▸ **Work to do**
Pictures must not be retyped. Return exactly the lines from the one with "Emit a web page" through the one with "const yRangeBot = [0.0284, 0.1405];", both included, and no others.

▸ **Exercise material**
»»

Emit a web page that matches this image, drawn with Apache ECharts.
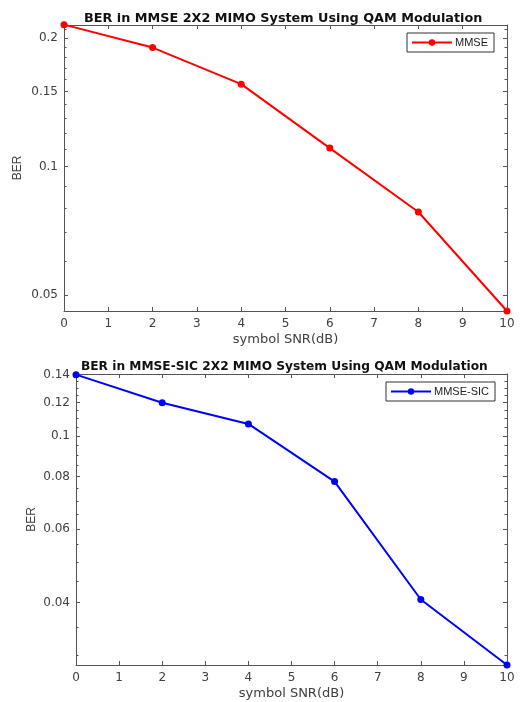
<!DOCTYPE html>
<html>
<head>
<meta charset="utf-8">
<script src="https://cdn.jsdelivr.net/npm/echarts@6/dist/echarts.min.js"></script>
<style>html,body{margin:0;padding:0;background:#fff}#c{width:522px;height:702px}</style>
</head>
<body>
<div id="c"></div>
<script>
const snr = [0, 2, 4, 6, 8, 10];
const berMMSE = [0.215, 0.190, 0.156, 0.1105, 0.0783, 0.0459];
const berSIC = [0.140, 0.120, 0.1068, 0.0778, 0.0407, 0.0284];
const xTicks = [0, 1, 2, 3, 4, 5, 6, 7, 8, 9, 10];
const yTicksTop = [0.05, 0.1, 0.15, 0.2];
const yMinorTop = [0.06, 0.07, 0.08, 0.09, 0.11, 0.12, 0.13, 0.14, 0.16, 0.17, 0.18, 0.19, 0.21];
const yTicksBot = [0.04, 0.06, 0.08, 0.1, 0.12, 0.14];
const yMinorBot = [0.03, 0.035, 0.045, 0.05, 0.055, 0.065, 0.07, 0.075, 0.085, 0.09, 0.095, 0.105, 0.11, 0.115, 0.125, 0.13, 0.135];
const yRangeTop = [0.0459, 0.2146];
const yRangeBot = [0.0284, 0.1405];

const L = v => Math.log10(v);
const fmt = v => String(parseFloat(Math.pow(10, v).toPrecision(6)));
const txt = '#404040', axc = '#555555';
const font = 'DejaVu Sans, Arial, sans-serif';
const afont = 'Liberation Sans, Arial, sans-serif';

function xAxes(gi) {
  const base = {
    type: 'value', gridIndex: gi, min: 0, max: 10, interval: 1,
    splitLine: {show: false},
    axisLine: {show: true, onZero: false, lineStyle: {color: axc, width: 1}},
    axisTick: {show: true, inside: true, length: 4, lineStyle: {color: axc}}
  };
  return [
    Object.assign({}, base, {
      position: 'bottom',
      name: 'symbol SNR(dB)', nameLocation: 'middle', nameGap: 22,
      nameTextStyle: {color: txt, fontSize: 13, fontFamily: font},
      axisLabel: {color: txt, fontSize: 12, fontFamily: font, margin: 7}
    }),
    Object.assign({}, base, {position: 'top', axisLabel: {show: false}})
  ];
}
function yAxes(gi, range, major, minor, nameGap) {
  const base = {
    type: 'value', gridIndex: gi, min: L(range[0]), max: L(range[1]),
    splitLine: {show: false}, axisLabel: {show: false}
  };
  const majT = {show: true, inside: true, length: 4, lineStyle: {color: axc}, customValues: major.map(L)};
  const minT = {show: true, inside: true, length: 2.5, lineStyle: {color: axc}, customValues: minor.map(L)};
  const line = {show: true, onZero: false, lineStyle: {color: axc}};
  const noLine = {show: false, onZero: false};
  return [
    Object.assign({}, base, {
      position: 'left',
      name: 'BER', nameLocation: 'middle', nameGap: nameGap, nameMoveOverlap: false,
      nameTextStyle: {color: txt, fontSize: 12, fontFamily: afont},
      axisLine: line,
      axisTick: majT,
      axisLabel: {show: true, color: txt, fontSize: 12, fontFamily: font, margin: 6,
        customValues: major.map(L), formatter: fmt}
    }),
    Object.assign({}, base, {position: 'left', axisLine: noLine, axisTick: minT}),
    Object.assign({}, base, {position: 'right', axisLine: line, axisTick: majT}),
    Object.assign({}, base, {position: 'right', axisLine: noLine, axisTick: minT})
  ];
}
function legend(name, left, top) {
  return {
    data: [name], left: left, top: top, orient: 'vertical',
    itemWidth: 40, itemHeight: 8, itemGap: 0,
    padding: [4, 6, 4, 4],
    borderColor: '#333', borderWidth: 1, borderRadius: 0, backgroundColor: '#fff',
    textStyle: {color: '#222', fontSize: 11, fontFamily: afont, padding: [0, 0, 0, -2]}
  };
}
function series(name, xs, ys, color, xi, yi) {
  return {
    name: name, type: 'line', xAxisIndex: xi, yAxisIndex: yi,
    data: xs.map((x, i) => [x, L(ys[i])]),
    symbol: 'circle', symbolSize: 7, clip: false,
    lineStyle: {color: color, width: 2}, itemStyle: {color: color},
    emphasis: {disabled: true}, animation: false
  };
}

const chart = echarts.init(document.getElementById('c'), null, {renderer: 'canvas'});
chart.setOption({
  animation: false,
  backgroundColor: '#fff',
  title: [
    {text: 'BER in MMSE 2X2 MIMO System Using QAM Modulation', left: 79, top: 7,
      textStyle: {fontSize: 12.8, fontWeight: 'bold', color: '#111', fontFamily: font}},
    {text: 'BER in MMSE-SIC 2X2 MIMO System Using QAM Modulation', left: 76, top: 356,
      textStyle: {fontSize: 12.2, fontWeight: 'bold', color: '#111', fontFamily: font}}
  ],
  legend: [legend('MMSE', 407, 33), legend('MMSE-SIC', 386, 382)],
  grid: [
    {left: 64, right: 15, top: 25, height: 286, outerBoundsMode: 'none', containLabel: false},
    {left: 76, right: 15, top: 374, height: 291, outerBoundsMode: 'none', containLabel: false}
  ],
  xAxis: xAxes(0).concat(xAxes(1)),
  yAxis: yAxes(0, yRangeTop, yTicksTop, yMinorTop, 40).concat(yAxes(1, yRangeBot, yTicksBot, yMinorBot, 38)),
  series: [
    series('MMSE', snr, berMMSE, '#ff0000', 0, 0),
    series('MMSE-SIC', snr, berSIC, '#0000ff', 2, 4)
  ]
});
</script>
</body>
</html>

««
»»

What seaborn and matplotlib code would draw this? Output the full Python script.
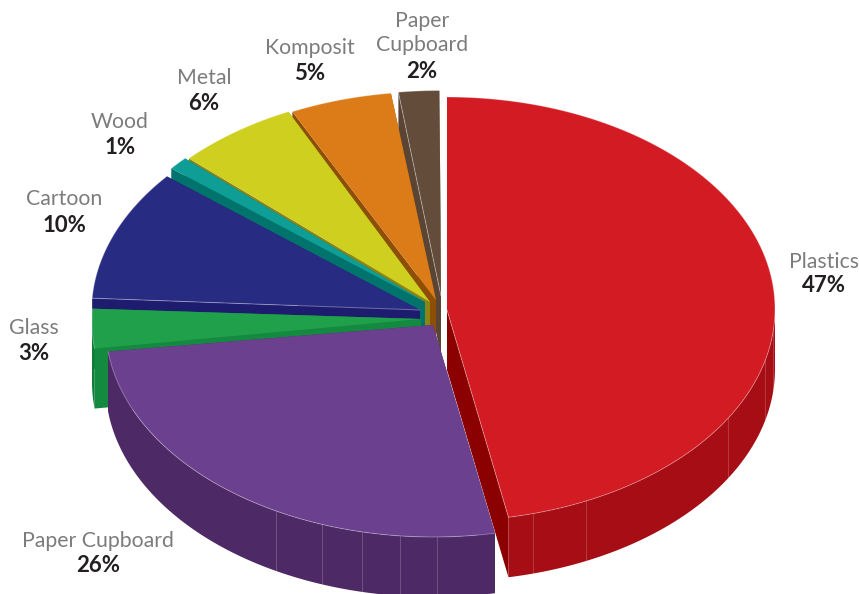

««
»»

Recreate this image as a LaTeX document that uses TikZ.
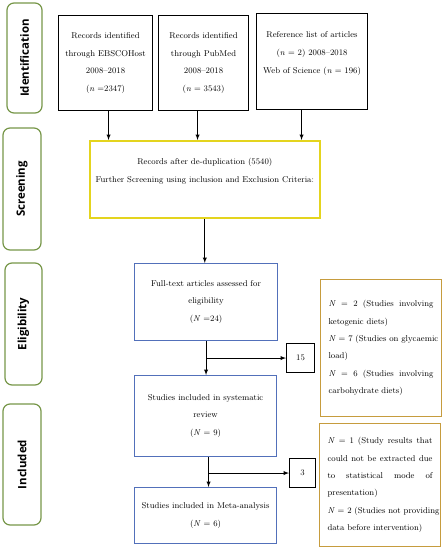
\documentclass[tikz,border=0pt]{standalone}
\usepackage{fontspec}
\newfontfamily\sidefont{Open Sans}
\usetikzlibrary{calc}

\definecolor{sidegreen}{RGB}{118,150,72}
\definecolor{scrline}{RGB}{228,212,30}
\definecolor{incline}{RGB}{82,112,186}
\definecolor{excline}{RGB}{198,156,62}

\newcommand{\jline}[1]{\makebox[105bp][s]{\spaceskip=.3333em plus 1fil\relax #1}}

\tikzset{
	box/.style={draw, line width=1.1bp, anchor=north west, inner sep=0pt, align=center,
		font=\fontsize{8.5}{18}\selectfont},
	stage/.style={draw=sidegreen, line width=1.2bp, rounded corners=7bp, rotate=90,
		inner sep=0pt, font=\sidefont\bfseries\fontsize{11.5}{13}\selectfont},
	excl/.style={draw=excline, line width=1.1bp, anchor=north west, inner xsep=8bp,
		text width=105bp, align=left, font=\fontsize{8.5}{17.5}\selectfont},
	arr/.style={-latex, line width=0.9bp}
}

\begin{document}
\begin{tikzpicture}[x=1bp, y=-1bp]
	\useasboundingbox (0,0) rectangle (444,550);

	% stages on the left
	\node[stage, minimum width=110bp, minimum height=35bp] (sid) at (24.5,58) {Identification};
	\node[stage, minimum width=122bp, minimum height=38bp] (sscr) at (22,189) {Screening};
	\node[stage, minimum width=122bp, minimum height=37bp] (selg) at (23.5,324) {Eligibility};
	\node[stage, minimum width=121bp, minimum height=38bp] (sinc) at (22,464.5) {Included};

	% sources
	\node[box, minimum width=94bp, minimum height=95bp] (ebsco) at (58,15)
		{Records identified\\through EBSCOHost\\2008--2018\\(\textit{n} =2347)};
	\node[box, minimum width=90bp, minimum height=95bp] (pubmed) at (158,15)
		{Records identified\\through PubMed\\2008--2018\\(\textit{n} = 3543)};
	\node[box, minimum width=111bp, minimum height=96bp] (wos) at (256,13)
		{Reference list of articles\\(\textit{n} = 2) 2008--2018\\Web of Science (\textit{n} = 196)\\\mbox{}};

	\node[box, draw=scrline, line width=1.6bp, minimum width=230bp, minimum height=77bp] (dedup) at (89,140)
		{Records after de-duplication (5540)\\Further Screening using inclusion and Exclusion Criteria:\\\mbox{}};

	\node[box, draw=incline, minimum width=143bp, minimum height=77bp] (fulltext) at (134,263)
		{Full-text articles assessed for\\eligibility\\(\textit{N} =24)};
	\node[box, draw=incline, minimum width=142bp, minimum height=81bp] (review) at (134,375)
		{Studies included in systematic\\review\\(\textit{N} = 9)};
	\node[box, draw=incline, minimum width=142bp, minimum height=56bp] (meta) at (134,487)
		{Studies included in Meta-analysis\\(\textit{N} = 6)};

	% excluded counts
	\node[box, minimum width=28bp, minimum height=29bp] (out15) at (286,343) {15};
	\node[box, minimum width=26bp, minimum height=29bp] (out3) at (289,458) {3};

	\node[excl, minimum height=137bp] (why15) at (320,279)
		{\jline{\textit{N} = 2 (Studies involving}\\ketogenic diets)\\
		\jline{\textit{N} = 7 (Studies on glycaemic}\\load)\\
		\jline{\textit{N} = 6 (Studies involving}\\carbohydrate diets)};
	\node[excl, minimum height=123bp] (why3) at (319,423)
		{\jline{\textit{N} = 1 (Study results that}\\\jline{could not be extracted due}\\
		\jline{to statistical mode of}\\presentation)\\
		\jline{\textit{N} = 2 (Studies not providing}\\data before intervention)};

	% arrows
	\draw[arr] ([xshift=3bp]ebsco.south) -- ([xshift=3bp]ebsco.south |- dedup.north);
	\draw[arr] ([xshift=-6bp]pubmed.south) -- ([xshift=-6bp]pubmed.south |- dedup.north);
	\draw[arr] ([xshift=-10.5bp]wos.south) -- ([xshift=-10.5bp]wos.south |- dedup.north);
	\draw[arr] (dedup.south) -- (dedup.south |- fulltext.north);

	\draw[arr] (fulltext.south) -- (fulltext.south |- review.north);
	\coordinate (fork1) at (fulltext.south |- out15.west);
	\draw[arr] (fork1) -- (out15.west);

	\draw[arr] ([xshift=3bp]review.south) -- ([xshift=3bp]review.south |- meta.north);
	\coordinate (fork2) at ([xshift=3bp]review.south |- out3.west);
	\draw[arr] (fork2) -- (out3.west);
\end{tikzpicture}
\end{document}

««

▸ **Result of this exercise**
Emit a web page that matches this image, drawn with Apache ECharts.
<!DOCTYPE html>
<html>
<head>
<meta charset="utf-8">
<script src="https://cdn.jsdelivr.net/npm/echarts@6/dist/echarts.min.js"></script>
<style>html,body{margin:0;padding:0;background:#fff}#c{width:522px;height:702px}</style>
</head>
<body>
<div id="c"></div>
<script>
const snr = [0, 2, 4, 6, 8, 10];
const berMMSE = [0.215, 0.190, 0.156, 0.1105, 0.0783, 0.0459];
const berSIC = [0.140, 0.120, 0.1068, 0.0778, 0.0407, 0.0284];
const xTicks = [0, 1, 2, 3, 4, 5, 6, 7, 8, 9, 10];
const yTicksTop = [0.05, 0.1, 0.15, 0.2];
const yMinorTop = [0.06, 0.07, 0.08, 0.09, 0.11, 0.12, 0.13, 0.14, 0.16, 0.17, 0.18, 0.19, 0.21];
const yTicksBot = [0.04, 0.06, 0.08, 0.1, 0.12, 0.14];
const yMinorBot = [0.03, 0.035, 0.045, 0.05, 0.055, 0.065, 0.07, 0.075, 0.085, 0.09, 0.095, 0.105, 0.11, 0.115, 0.125, 0.13, 0.135];
const yRangeTop = [0.0459, 0.2146];
const yRangeBot = [0.0284, 0.1405];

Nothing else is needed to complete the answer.